Uncertainty in Law Circles Over New Rules for Judges
By John Schwartz
The New York Times
June 10, 2009
Lawyers across the country said Tuesday that a Supreme Court ruling on conflicts of interest among elected judges could prompt a deluge of requests for judges to recuse themselves from cases. But judges predicted that few situations would involve conflicts serious enough for the new ruling to apply.
On Monday, the court ruled that judges must remove themselves from cases that involve people who donated huge sums to help them get elected. While judges and lawyers might disagree on the consequences, legal experts said that either way, scrutiny would increase.
“You’re going to see a much greater analysis put to the campaign contributions that elected judges get,” said H. Thomas Wells Jr., the president of the American Bar Association.
The court, in a 5-to-4 opinion written by Justice Anthony M. Kennedy, ruled that the Constitution requires judge to disqualify themselves from hearing a case when campaign spending by an interested party had “disproportionate influence” on a case that was “pending or imminent.”
The decision did not set detailed standards for recusal, but said the extreme facts presented in the case clearly crossed a line. In the case, Caperton v. A. T. Massey Coal Company, a coal executive had spent $3 million to help elect a justice of the West Virginia Supreme Court. The justice then voted twice to throw out a $50 million judgment against the executive’s company.
The court left many questions unanswered, inviting the states to sort out where the lines should be drawn to determine when recusal was appropriate. Some judges and legal analysts said the ruling would not have an enormous effect on judges, because contributions as large as the West Virginia ones were rare.
“I wouldn’t think you would find judges panicking” and saying “Whoo! I’d better go over my docket!” said Bradley A. Smith, chairman of the Center for Competitive Politics, a group that opposes campaign regulations on First Amendment grounds.
Mr. Smith called the ruling “sort of the Bush v. Gore of campaign finance law,” referring to the Supreme Court opinion that decided the 2000 presidential election. That ruling was written in a way intended to give it little value as a legal precedent.
Still, Mr. Smith added, if the first lower courts to apply the case give Caperton a broad reading, “then you would start to see the floodgates open.”

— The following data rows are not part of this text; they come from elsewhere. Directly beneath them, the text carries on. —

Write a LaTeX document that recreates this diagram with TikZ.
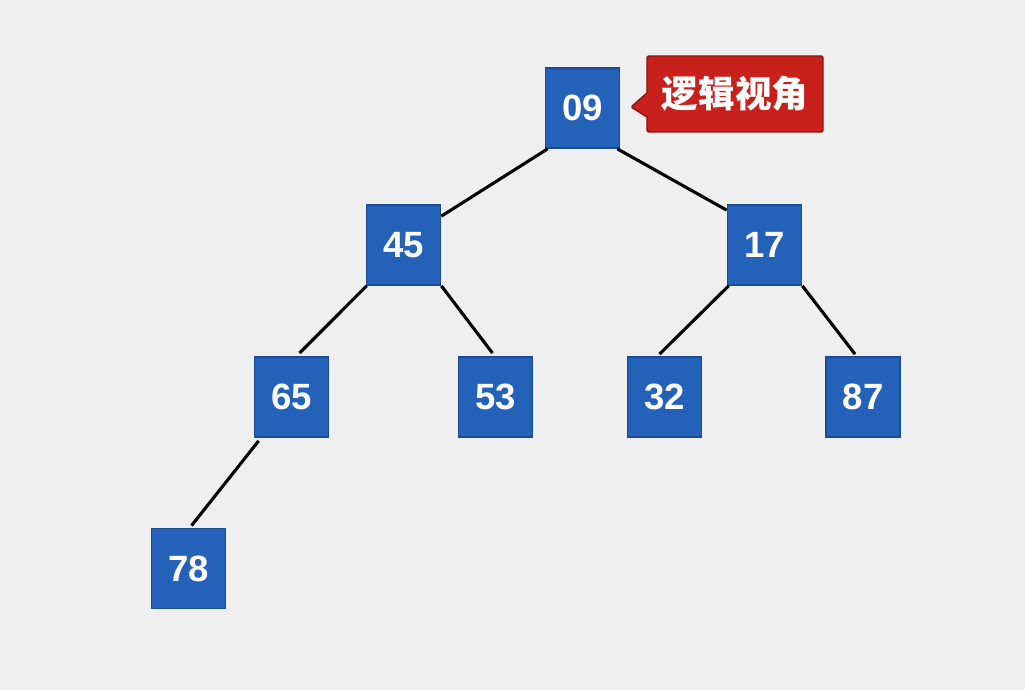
\documentclass[tikz,border=0pt]{standalone}
\usepackage{fontspec}
\setmainfont{Liberation Sans}
\newfontfamily\cjk{Noto Sans CJK SC}
\usetikzlibrary{shapes.callouts}
\definecolor{bg}{HTML}{EFEFEF}
\definecolor{boxfill}{HTML}{2462BA}
\definecolor{boxline}{HTML}{1A4C96}
\definecolor{tagfill}{HTML}{C8201B}
\definecolor{tagline}{HTML}{8E1410}
\tikzset{
  keybox/.style={rectangle, draw=boxline, line width=1.2pt, fill=boxfill,
    minimum width=1.85cm, minimum height=2.0cm, inner sep=0pt,
    text=white, font=\bfseries\fontsize{26}{26}\selectfont},
  link/.style={draw=black, line width=2.2pt},
  tag/.style={rectangle callout, draw=tagline, line width=1pt, fill=tagfill,
    minimum width=4.4cm, minimum height=1.9cm, inner sep=0pt,
    rounded corners=1.5pt, callout pointer width=0.6cm,
    text=white, font=\cjk\bfseries\fontsize{26}{26}\selectfont}
}
\begin{document}
\begin{tikzpicture}[x=0.025cm, y=-0.025cm]
\fill[bg] (0,0) rectangle (1025,690);
\useasboundingbox (0,0) rectangle (1025,690);

\node[keybox] (n09) at (582.5,108) {09};
\node[keybox] (n45) at (403.5,245) {45};
\node[keybox] (n17) at (764.5,245) {17};
\node[keybox] (n65) at (291.5,397) {65};
\node[keybox] (n53) at (495.5,397) {53};
\node[keybox] (n32) at (664.5,397) {32};
\node[keybox] (n87) at (863,397) {87};
\node[keybox] (n78) at (188.5,568.5) {78};

\coordinate (tip) at (631,107);
\node[tag, callout absolute pointer={(tip)}] (lbl) at (735,94) {逻辑视角};

\draw[link] ([shift={(3,0)}]n09.south west) -- ([shift={(0,12)}]n45.north east);
\draw[link] ([shift={(-3,0)}]n09.south east) -- ([shift={(0,6)}]n17.north west);
\draw[link] ([shift={(1,0)}]n45.south west) -- ([shift={(8,-3)}]n65.north);
\draw[link] ([shift={(0,0)}]n45.south east) -- ([shift={(-3,-3)}]n53.north);
\draw[link] ([shift={(2,0)}]n17.south west) -- ([shift={(-5,-2)}]n32.north);
\draw[link] ([shift={(0,0)}]n17.south east) -- ([shift={(-8,-2)}]n87.north);
\draw[link] ([shift={(5,3)}]n65.south west) -- ([shift={(3,-2)}]n78.north);
\end{tikzpicture}
\end{document}
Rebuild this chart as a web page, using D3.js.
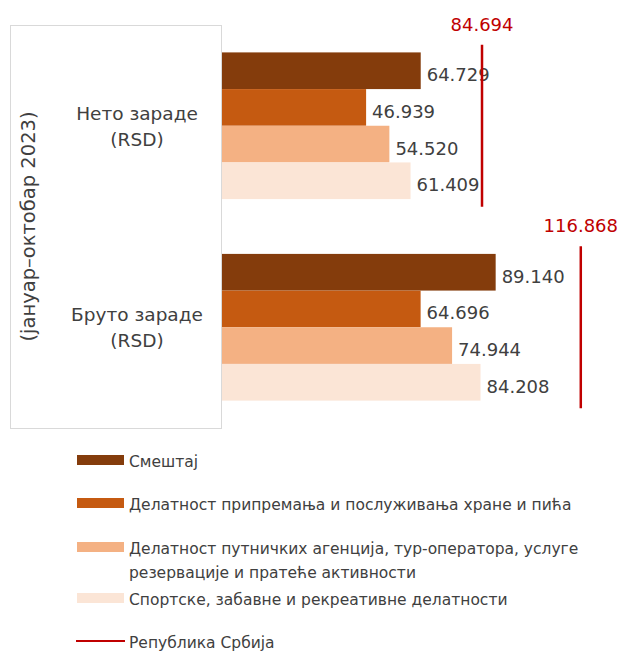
<!DOCTYPE html>
<html><head><meta charset="utf-8">
<script src="https://cdn.jsdelivr.net/npm/d3@7"></script>
<style>
body{margin:0;background:#fff;}
svg{display:block;font-family:"DejaVu Sans",sans-serif;}
</style></head><body>
<svg id="c" width="623" height="651"></svg>
<script>
const categories = ["Нето зараде (RSD)", "Бруто зараде (RSD)"];
const seriesNames = [
  "Смештај",
  "Делатност припремања и послуживања хране и пића",
  "Делатност путничких агенција, тур-оператора, услуге резервације и пратеће активности",
  "Спортске, забавне и рекреативне делатности"
];
const smestaj = [64729, 89140];
const hrana = [46939, 64696];
const agencije = [54520, 74944];
const sport = [61409, 84208];
const srbija = [84694, 116868];
const srbijaName = "Република Србија";
const axisTitle = "(јануар–октобар 2023)";

const colors = ["#843C0C", "#C55A11", "#F4B183", "#FBE5D6"];
const redColor = "#C00000";
const textColor = "#404040";
const fmt = v => d3.format(",")(v).replace(/,/g, ".");

const svg = d3.select("#c");
const values = [smestaj, hrana, agencije, sport];

const x = d3.scaleLinear().domain([0, 120000]).range([222, 222 + 368.4]);
const yBand = d3.scaleBand().domain(categories).range([25, 428]);
const inner = d3.scaleBand().domain(d3.range(seriesNames.length))
  .range([0, yBand.bandwidth() * 0.728]);
const innerOff = (yBand.bandwidth() - inner.range()[1]) / 2;

// frame box
svg.append("rect").attr("x", 10.5).attr("y", 25.5).attr("width", 211).attr("height", 403)
  .attr("fill", "none").attr("stroke", "#d9d9d9").attr("stroke-width", 1);

// bars
categories.forEach((cat, ci) => {
  const g = svg.append("g");
  values.forEach((arr, si) => {
    const y0 = yBand(cat) + innerOff + inner(si);
    g.append("rect").attr("x", x(0)).attr("y", y0)
      .attr("width", x(arr[ci]) - x(0)).attr("height", inner.bandwidth())
      .attr("fill", colors[si]);
  });
  values.forEach((arr, si) => {
    const y0 = yBand(cat) + innerOff + inner(si);
    g.append("text").attr("x", x(arr[ci]) + 6).attr("y", y0 + inner.bandwidth() / 2)
      .attr("dy", "0.58em").attr("font-size", 18).attr("fill", textColor)
      .text(fmt(arr[ci]));
  });
  // republic line
  const cy = yBand(cat) + yBand.bandwidth() / 2;
  svg.append("line").attr("x1", x(srbija[ci])).attr("x2", x(srbija[ci]))
    .attr("y1", cy - 81).attr("y2", cy + 81)
    .attr("stroke", redColor).attr("stroke-width", 2.5);
  svg.append("text").attr("x", x(srbija[ci])).attr("y", cy - 95)
    .attr("text-anchor", "middle").attr("font-size", 18).attr("fill", redColor)
    .text(fmt(srbija[ci]));
  // category label
  const parts = cat.split(" (");
  const t = svg.append("text").attr("x", 137).attr("y", cy - 6)
    .attr("text-anchor", "middle").attr("font-size", 18.5).attr("fill", textColor);
  t.append("tspan").attr("x", 137).attr("dy", 0).text(parts[0]);
  t.append("tspan").attr("x", 137).attr("dy", 26).text("(" + parts[1]);
});

// rotated axis title
svg.append("text").attr("transform", `translate(35,${(25 + 428) / 2}) rotate(-90)`)
  .attr("text-anchor", "middle").attr("font-size", 19.5).attr("fill", textColor)
  .text(axisTitle);

// legend
const legendRows = [
  {lines: [seriesNames[0]], y: 460, type: "bar", color: colors[0]},
  {lines: [seriesNames[1]], y: 503, type: "bar", color: colors[1]},
  {lines: ["Делатност путничких агенција, тур-оператора, услуге", "резервације и пратеће активности"], y: 547, type: "bar", color: colors[2]},
  {lines: [seriesNames[3]], y: 598, type: "bar", color: colors[3]},
  {lines: [srbijaName], y: 641, type: "line", color: redColor}
];
legendRows.forEach(r => {
  if (r.type === "bar") {
    svg.append("rect").attr("x", 77).attr("y", r.y - 5).attr("width", 47).attr("height", 10).attr("fill", r.color);
  } else {
    svg.append("line").attr("x1", 76).attr("x2", 125).attr("y1", r.y).attr("y2", r.y)
      .attr("stroke", r.color).attr("stroke-width", 2);
  }
  const t = svg.append("text").attr("x", 129).attr("y", r.y + 7)
    .attr("font-size", 15.5).attr("fill", textColor);
  r.lines.forEach((l, i) => t.append("tspan").attr("x", 129).attr("dy", i ? 24 : 0).text(l));
});
</script>
</body></html>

Lawyers, meanwhile, see opportunity. John Wesley Hall Jr., who has a practice in Little Rock, Ark., sees a future full of motions from lawyers like him demanding that judges step aside. Mr. Hall has filed such motions in the past, but said the new ruling “gives us an issue to argue” on constitutional grounds.
Some states are already reviewing where the line should be drawn. Wisconsin’s Supreme Court has announced that it will hold rule-making hearings in the fall on the influence of political contributions, based on petitions from the League of Women Voters and the Wisconsin Realtors Association.
To Mr. Wells of the bar association, the Caperton decision suggests that states should have tough standards on recusal like those proposed in the association’s model code of judicial conduct, including an “absolute dollar amount” for contributions to trigger recusal, determined state by state.
Has the proposal been broadly adopted?
“Not very,” Mr. Wells said. Just two states have gone in that direction.
Thomas R. Phillips, a former chief justice of the Texas Supreme Court, said the case showed the problems inherent in electing judges, a practice virtually unique to the United States.
Mr. Phillips, who filed a brief in the case on behalf of the Conference of Chief Justices, said states like Texas turned to judicial elections in the 19th century in part because political appointments were seen as corrupt. Those early races, he said, “were essentially money free — maybe a little whiskey at the polls.”
The world has changed since then, Mr. Phillips said, with money rising in importance. The best result of the case just decided would be “to reignite the national debate on how we choose our state judges,” he said.
Rebecca Love Kourlis, executive director of Institute for the Advancement of the American Legal System at the University of Denver and a former justice of the Colorado Supreme Court, noted that Arizona, California, Colorado and Utah appointed their judges but then held periodic elections to keep them on the bench.
“There’s a way to choose that makes a whole lot of sense,” Ms. Kourlis said, “and doesn’t get you into this political quagmire.”
Judges like Alabama’s chief justice, Sue Bell Cobb, said few cases would be likely to trigger the constitutional scrutiny set out by the Supreme Court in Caperton. Judges, Justice Cobb said, will still generally be guided by local canons of ethics.
But she suggested that there would be greater scrutiny after Caperton and said it would be “a good thing” because it will push judges to be more careful.
“All the court system has is the public’s respect,” Justice Cobb said. “If we lose the respect, we don’t have anything.”